Deconstructing the Failure of Ideal Noise Correction: A Three-Pillar Diagnosis

Statistically consistent methods based on the noise transition matrix ($T$) offer a theoretically grounded solution to Learning with Noisy Labels (LNL), with guarantees of convergence to the optimal clean-data classifier. In practice, however, these methods are often outperformed by empirical approaches such as sample selection, and this gap is usually attributed to the difficulty of accurately estimating $T$. The common assumption is that, given a perfect $T$, noise-correction methods would recover their theoretical advantage. In this work, we put this longstanding hypothesis to a decisive test.

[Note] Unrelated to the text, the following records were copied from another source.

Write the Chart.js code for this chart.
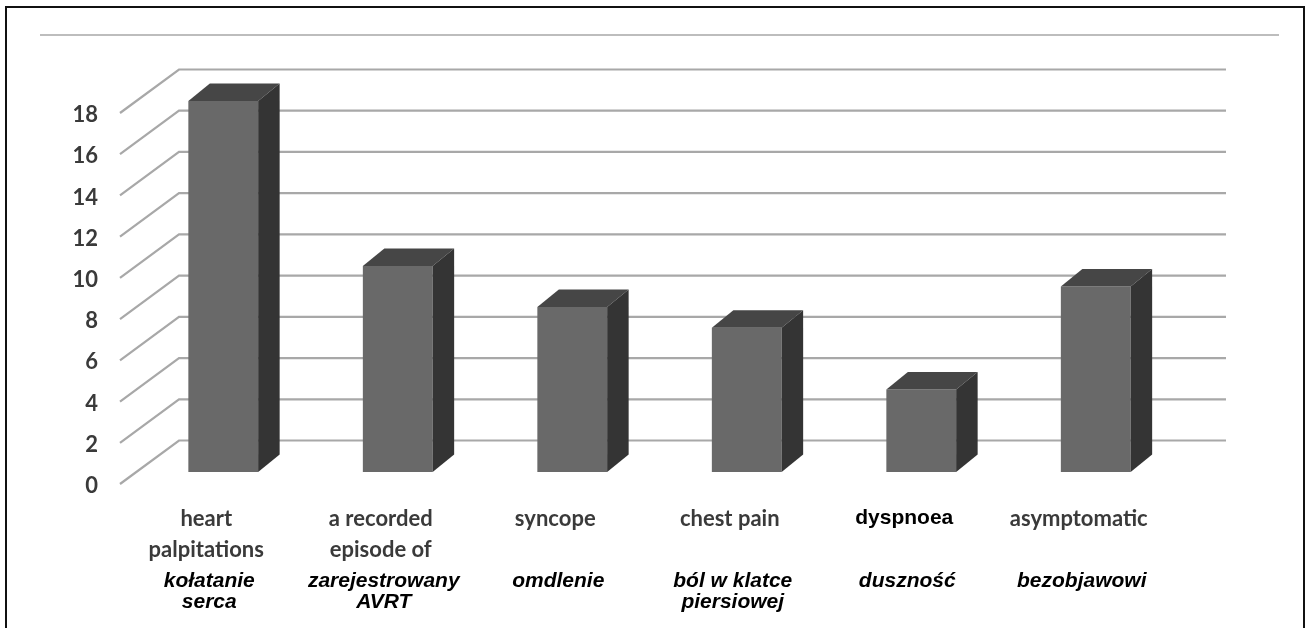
<!DOCTYPE html>
<html>
<head>
<meta charset="utf-8">
<script src="https://cdn.jsdelivr.net/npm/chart.js@4.4.1/dist/chart.umd.min.js"></script>
<style>
    html, body { margin: 0; padding: 0; background: #fff; }
    #wrap { width: 1310px; height: 628px; }
</style>
</head>
<body>
<div id="wrap"><canvas id="symptomsChart" width="1310" height="628"></canvas></div>
<script>
// Objawy pacjentów - wykres słupkowy 3D

const categoriesEn = [['heart', 'palpitations'], ['a recorded', 'episode of'], 'syncope', 'chest pain', 'dyspnoea', 'asymptomatic'];
const categoriesPl = [['kołatanie', 'serca'], ['zarejestrowany', 'AVRT'], 'omdlenie', ['ból w klatce', 'piersiowej'], 'duszność', 'bezobjawowi'];
const patientCounts = [18, 10, 8, 7, 4, 9];
const yTicks = [0, 2, 4, 6, 8, 10, 12, 14, 16, 18];

// przesunięcia perspektywy (px)
const WALL_DX = 43, WALL_DY = -31.5;   // tylna ściana
const FRONT_DX = -16, FRONT_DY = 12;   // przednia krawędź osi Y
const BAR_DX = 21.5, BAR_DY = -17.5;   // głębokość słupka

const wallPlugin = {
    id: 'wall3d',
    beforeDraw: function (chart) {
        const { ctx, width, height } = chart;
        ctx.save();
        ctx.fillStyle = '#ffffff';
        ctx.fillRect(0, 0, width, height);

        // ramka
        ctx.strokeStyle = '#111111';
        ctx.lineWidth = 2;
        ctx.beginPath();
        ctx.moveTo(6, height + 5);
        ctx.lineTo(6, 7);
        ctx.lineTo(1304, 7);
        ctx.lineTo(1304, height + 5);
        ctx.stroke();

        // górna linia
        ctx.strokeStyle = '#bdbdbd';
        ctx.beginPath();
        ctx.moveTo(40, 35);
        ctx.lineTo(1279, 35);
        ctx.stroke();
        ctx.restore();
    },
    beforeDatasetsDraw: function (chart) {
        const { ctx, chartArea, scales: { y } } = chart;
        ctx.save();
        ctx.strokeStyle = '#a8a8a8';
        ctx.lineWidth = 2.2;
        y.ticks.forEach(function (t) {
            const py = y.getPixelForValue(t.value);
            ctx.beginPath();
            ctx.moveTo(chartArea.left + FRONT_DX, py + FRONT_DY);
            ctx.lineTo(chartArea.left + WALL_DX, py + WALL_DY);
            ctx.lineTo(chartArea.right + WALL_DX, py + WALL_DY);
            ctx.stroke();
        });
        ctx.restore();
    },
    afterDatasetsDraw: function (chart) {
        const { ctx } = chart;
        const meta = chart.getDatasetMeta(0);
        ctx.save();
        meta.data.forEach(function (bar) {
            const { x, y, base, width } = bar.getProps(['x', 'y', 'base', 'width'], true);
            const l = x - width / 2, r = x + width / 2;

            // góra
            ctx.fillStyle = '#464646';
            ctx.beginPath();
            ctx.moveTo(l, y);
            ctx.lineTo(l + BAR_DX, y + BAR_DY);
            ctx.lineTo(r + BAR_DX, y + BAR_DY);
            ctx.lineTo(r, y);
            ctx.closePath();
            ctx.fill();

            // bok
            ctx.fillStyle = '#343434';
            ctx.beginPath();
            ctx.moveTo(r, y);
            ctx.lineTo(r + BAR_DX, y + BAR_DY);
            ctx.lineTo(r + BAR_DX, base + BAR_DY);
            ctx.lineTo(r, base);
            ctx.closePath();
            ctx.fill();
        });
        ctx.restore();
    }
};

const canvas = document.getElementById('symptomsChart');

new Chart(canvas, {
    type: 'bar',
    data: {
        labels: categoriesEn,
        datasets: [{
            data: patientCounts,
            backgroundColor: '#696969',
            borderWidth: 0,
            barPercentage: 0.4,
            categoryPercentage: 1
        }]
    },
    options: {
        responsive: false,
        animation: false,
        layout: { padding: { left: 0, right: 127, top: 101, bottom: 0 } },
        plugins: {
            legend: { display: false },
            tooltip: { enabled: false }
        },
        scales: {
            x: {
                position: 'bottom',
                weight: 0,
                grid: { display: false },
                border: { display: false },
                ticks: {
                    padding: 23,
                    labelOffset: -17,
                    maxRotation: 0,
                    autoSkip: false,
                    color: function (c) { return c.index === 4 ? '#000000' : '#3a3a3a'; },
                    font: function (c) {
                        return c.index === 4
                            ? { family: 'Liberation Sans', size: 21, weight: 'bold', lineHeight: 1.45 }
                            : { family: 'Lato', size: 22, weight: 'bold', lineHeight: 1.42 };
                    }
                },
                afterFit: function (s) { s.height = 89; }
            },
            x2: {
                type: 'category',
                labels: categoriesPl,
                position: 'bottom',
                weight: 1,
                offset: true,
                grid: { display: false },
                border: { display: false },
                ticks: {
                    padding: 2,
                    labelOffset: -14,
                    maxRotation: 0,
                    autoSkip: false,
                    color: '#000000',
                    font: { family: 'Liberation Sans', size: 21, style: 'italic', weight: 'bold', lineHeight: 1.0 }
                },
                afterFit: function (s) { s.height = 67; }
            },
            y: {
                min: 0,
                max: 18,
                grid: { display: false },
                border: { display: false },
                afterBuildTicks: function (s) { s.ticks = yTicks.map(function (v) { return { value: v }; }); },
                ticks: {
                    padding: 30,
                    labelOffset: 14,
                    color: '#3a3a3a',
                    font: { family: 'Lato', size: 22, weight: 'bold' }
                },
                afterFit: function (s) { s.width = 136; }
            }
        }
    },
    plugins: [wallPlugin]
});
</script>
</body>
</html>
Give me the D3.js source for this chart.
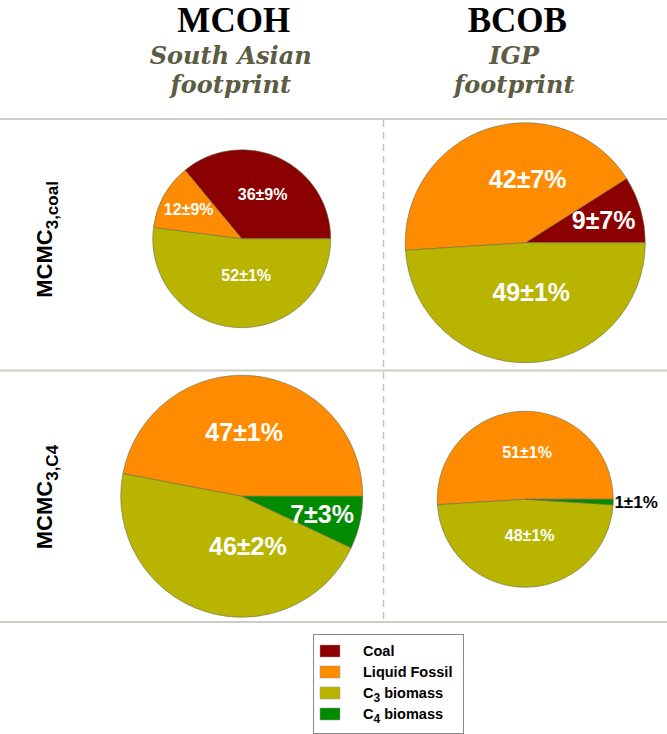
<!DOCTYPE html>
<html lang="en-US">
<head>
<meta charset="UTF-8">
<title>Source apportionment pies</title>
<style>
  body { margin: 0; background: #fff; }
  svg { display: block; }
  .title { font-family: "Liberation Serif", serif; font-weight: bold; font-size: 35px; fill: #000; }
  .subtitle { font-family: "DejaVu Serif", serif; font-style: italic; font-weight: bold; font-size: 24px; fill: #5c5c44; }
  .rowlab { font-family: "Liberation Sans", Arial, sans-serif; font-weight: bold; font-size: 22px; fill: #000; }
  .plab { font-family: "Liberation Sans", Arial, sans-serif; font-weight: bold; }
  .legend text { font-family: "Liberation Sans", Arial, sans-serif; font-weight: bold; font-size: 14.5px; fill: #000; }
</style>
</head>
<body>
<div id="viz"></div>
<script src="https://cdn.jsdelivr.net/npm/d3@7"></script>
<script>

// data (percent share, ± uncertainty)
var sources = ["Coal", "Liquid Fossil", "C3 biomass", "C4 biomass"];
var sites = ["MCOH", "BCOB"];
var footprints = [["South Asian", "footprint"], ["IGP", "footprint"]];
var models = ["coal", "C4"];
var modelSub = ["3,coal", "3,C4"];

var mcohCoalShare = [36, 12, 52, 0];
var mcohCoalErr   = [9, 9, 1, 0];
var bcobCoalShare = [9, 42, 49, 0];
var bcobCoalErr   = [7, 7, 1, 0];
var mcohC4Share   = [0, 47, 46, 7];
var mcohC4Err     = [0, 1, 2, 3];
var bcobC4Share   = [0, 51, 48, 1];
var bcobC4Err     = [0, 1, 1, 1];

var colors = ["#8b0000", "#ff8c00", "#b8b400", "#008b00"];

var width = 667, height = 734;

var svg = d3.select("#viz").append("svg")
    .attr("width", width)
    .attr("height", height);

var color = d3.scaleOrdinal().domain(sources).range(colors);

// grid
var xCol = d3.scaleBand().domain(sites).range([100, 667]);
var yRow = d3.scaleBand().domain(models).range([119, 622]);

var panels = [
  {site: "MCOH", model: "coal", share: mcohCoalShare, err: mcohCoalErr, r: 89, dy: -6},
  {site: "BCOB", model: "coal", share: bcobCoalShare, err: bcobCoalErr, r: 120, dy: -2},
  {site: "MCOH", model: "C4",   share: mcohC4Share,   err: mcohC4Err,   r: 121, dy: 0},
  {site: "BCOB", model: "C4",   share: bcobC4Share,   err: bcobC4Err,   r: 88,  dy: 3}
];

// horizontal rules
var rules = [yRow.range()[0], yRow("C4"), yRow.range()[1]];
svg.selectAll("line.rule")
  .data(rules)
  .enter().append("line")
    .attr("class", "rule")
    .attr("x1", 0).attr("x2", width)
    .attr("y1", function(d) { return d; })
    .attr("y2", function(d) { return d; })
    .attr("stroke", "#cdcdc6")
    .attr("stroke-width", 2);

// dashed column divider
svg.append("line")
    .attr("x1", xCol("BCOB")).attr("x2", xCol("BCOB"))
    .attr("y1", rules[0] + 1).attr("y2", rules[2] - 1)
    .attr("stroke", "#c4c4c0")
    .attr("stroke-width", 1.5)
    .attr("stroke-dasharray", "7,5");

// column titles
sites.forEach(function(s, i) {
  var cx = xCol(s) + xCol.bandwidth() / 2 - 8;
  svg.append("text").attr("class", "title")
      .attr("x", cx).attr("y", 32)
      .attr("text-anchor", "middle")
      .text(s);
  footprints[i].forEach(function(line, j) {
    svg.append("text").attr("class", "subtitle")
        .attr("x", cx - 3).attr("y", 64 + j * 29)
        .attr("text-anchor", "middle")
        .text(line);
  });
});

// row labels (rotated, read bottom-up)
models.forEach(function(m, i) {
  var t = svg.append("text").attr("class", "rowlab")
      .attr("transform", "translate(52," + (yRow(m) + yRow.bandwidth() / 2 + 53) + ") rotate(-90)")
      .attr("text-anchor", "start");
  t.append("tspan").text("MCMC");
  t.append("tspan").attr("dy", 6).attr("font-size", 17).text(modelSub[i]);
});

// pies: counter-clockwise from 3 o'clock
var pie = d3.pie()
    .sort(null)
    .value(function(d) { return d.v; })
    .startAngle(Math.PI / 2)
    .endAngle(Math.PI / 2 - 2 * Math.PI);

function labelPos(d, r) {
  var a = (d.startAngle + d.endAngle) / 2;
  if (d.data.v < 3) {                       // tiny slice: outside
    return [Math.sin(a) * r * 1.26, -Math.cos(a) * r * 1.26];
  }
  if (d.data.v > 40) {                      // big half: straight above / below
    return Math.cos(a) > 0 ? [r * 0.02, -r * 0.53] : [r * 0.05, r * 0.41];
  }
  var k = d.data.v < 15 ? 0.68 : 0.55;
  return [Math.sin(a) * r * k, -Math.cos(a) * r * k];
}

panels.forEach(function(p) {
  var cx = xCol(p.site) + xCol.bandwidth() / 2;
  var cy = yRow(p.model) + yRow.bandwidth() / 2 + p.dy;
  var data = sources.map(function(s, i) { return {src: s, v: p.share[i], e: p.err[i]}; })
      .filter(function(d) { return d.v > 0; });
  var arc = d3.arc().innerRadius(0).outerRadius(p.r);
  var fs = p.r > 100 ? 25 : 16;

  var g = svg.append("g").attr("transform", "translate(" + cx + "," + cy + ")");
  var arcs = pie(data);

  g.selectAll("path")
    .data(arcs)
    .enter().append("path")
      .attr("d", arc)
      .attr("fill", function(d) { return color(d.data.src); })
      .attr("stroke", "#6b6b50")
      .attr("stroke-width", 0.6);

  g.selectAll("text")
    .data(arcs)
    .enter().append("text")
      .attr("class", "plab")
      .attr("text-anchor", "middle")
      .attr("dominant-baseline", "central")
      .attr("font-size", function(d) { return d.data.v < 3 ? 17 : fs; })
      .attr("fill", function(d) { return d.data.v < 3 ? "#000" : "#fff"; })
      .attr("transform", function(d) { return "translate(" + labelPos(d, p.r) + ")"; })
      .text(function(d) { return d.data.v + "\u00b1" + d.data.e + "%"; });
});

// legend
var leg = svg.append("g").attr("class", "legend");
leg.append("rect")
    .attr("x", 313.5).attr("y", 634.5)
    .attr("width", 150).attr("height", 99)
    .attr("fill", "#fff")
    .attr("stroke", "#8a8a8a");

var legY = d3.scalePoint().domain(sources).range([651, 714]);
var row = leg.selectAll("g.item")
  .data(sources)
  .enter().append("g").attr("class", "item")
    .attr("transform", function(d) { return "translate(0," + legY(d) + ")"; });

row.append("rect")
    .attr("x", 320).attr("y", -6)
    .attr("width", 20).attr("height", 12)
    .attr("fill", function(d) { return color(d); })
    .attr("stroke", "#999")
    .attr("stroke-width", 0.5);

row.append("text")
    .attr("x", 363).attr("y", 5)
    .each(function(d) {
      var t = d3.select(this);
      var m = d.match(/^C(\d) (.*)$/);
      if (m) {
        t.append("tspan").text("C");
        t.append("tspan").attr("dy", 4).attr("font-size", 12).text(m[1]);
        t.append("tspan").attr("dy", -4).text(" " + m[2]);
      } else {
        t.text(d);
      }
    });

</script>
</body>
</html>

We conduct experiments under idealized conditions, providing correction methods with a perfect, oracle transition matrix. Even under these ideal conditions, we observe that these methods still suffer from performance collapse during training. This compellingly demonstrates that the failure is not fundamentally a $T$-estimation problem, but stems from a more deeply rooted flaw. To explain this behaviour, we provide a unified analysis that links three levels: macroscopic convergence states, microscopic optimisation dynamics, and information-theoretic limits on what can be learned from noisy labels. Together, these results give a formal account of why ideal noise correction fails and offer concrete guidance for designing more reliable methods for learning with noisy labels.